A interferência das quadrilhas que traficam drogas, montam barricadas nas ruas, cobram por serviços de gás e TV por assinatura e de forma autoritária tomam decisões comunitárias que interferem no cotidiano de algumas áreas carentes da cidade está ainda maior: criminosos querem estender seus tentáculos para o campo político. O alerta foi dado pelo Tribunal Superior Eleitoral (TSE), que encaminhou à Agência Brasileira de Inteligência (Abin) e à Polícia Federal um relatório com base na disputa de 2016 em diversas cidades do país, em que aponta a influência de facções criminosas em duas zonas eleitorais de Niterói. Em regiões de Fonseca, Baldeador, Santa Bárbara, Caramujo, Badu, Cantagalo, Ititioca e Largo da Batalha, bandidos já exercem influência sobre campanhas eleitorais. Na lista de locais sob investigação também consta uma Zona Eleitoral em São Gonçalo.
O relatório do TSE, divulgado com exclusividade pelo repórter Jefferson Ribeiro na edição do GLOBO do último domingo, lista as zonas eleitorais sob investigação, onde a realização das eleições só ocorre mediante reforço de policiamento em regiões que historicamente registram conflitos entre criminosos e forças de segurança. Nas duas zonas eleitorais de Niterói da lista, a 115ª e a 72ª, votam 80.500 pessoas — 21,7% do total de eleitores da cidade.

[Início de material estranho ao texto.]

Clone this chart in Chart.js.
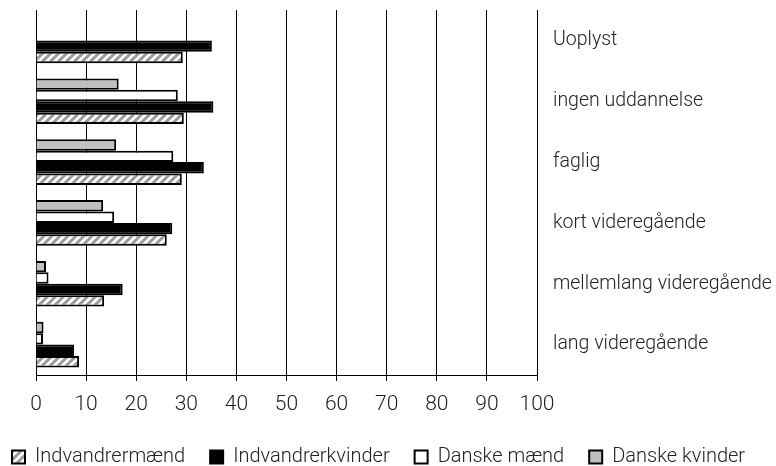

O temor da Justiça Eleitoral com a interferência do crime organizado nas eleições de 2018 em Niterói já havia sido alardeado no pleito do ano passado, quando a cidade recebeu reforço na segurança de 264 militares do Exército, maior efetivo da Polícia Militar e a presença da Força Nacional durante o período de votação. Para o presidente da Comissão de Segurança da Câmara Municipal, o vereador e capitão da reserva da PM Renato Cariello (PDT), a preocupação dos órgãos federais é justificada devido à atuação que quadrilhas exerceram na campanha do ano passado em determinados locais.
— Eu tive uma votação expressiva na Engenhoca sem ter subido a favela da Nova Brasília durante a campanha. Não fui porque não negocio com vagabundo. É muito bom saber que a Justiça Eleitoral e Polícia Federal estão atentas a essa situação, porque chegaram a mim, por meio da Comissão de Segurança, que nesses locais realmente quiseram tentar implantar os chamados currais eleitorais. Em algumas áreas, além de candidatos terem sido impedidos de fazer campanha, para um morador colocar uma placa na sua casa era preciso pagar à quadrilha que controla o local. No dia da eleição, inclusive, uma guerra de facções pelo controle da região de Vila Ipiranga, Santo Cristo e Teixeira de Freitas, no Fonseca, fez com que muita gente deixasse de votar — lembra Cariello, recordando-se do tiroteio ocorrido no dia da votação do primeiro turno que, para o vereador, foi responsável pela abstenção de 18% na 115ª Zona Eleitoral.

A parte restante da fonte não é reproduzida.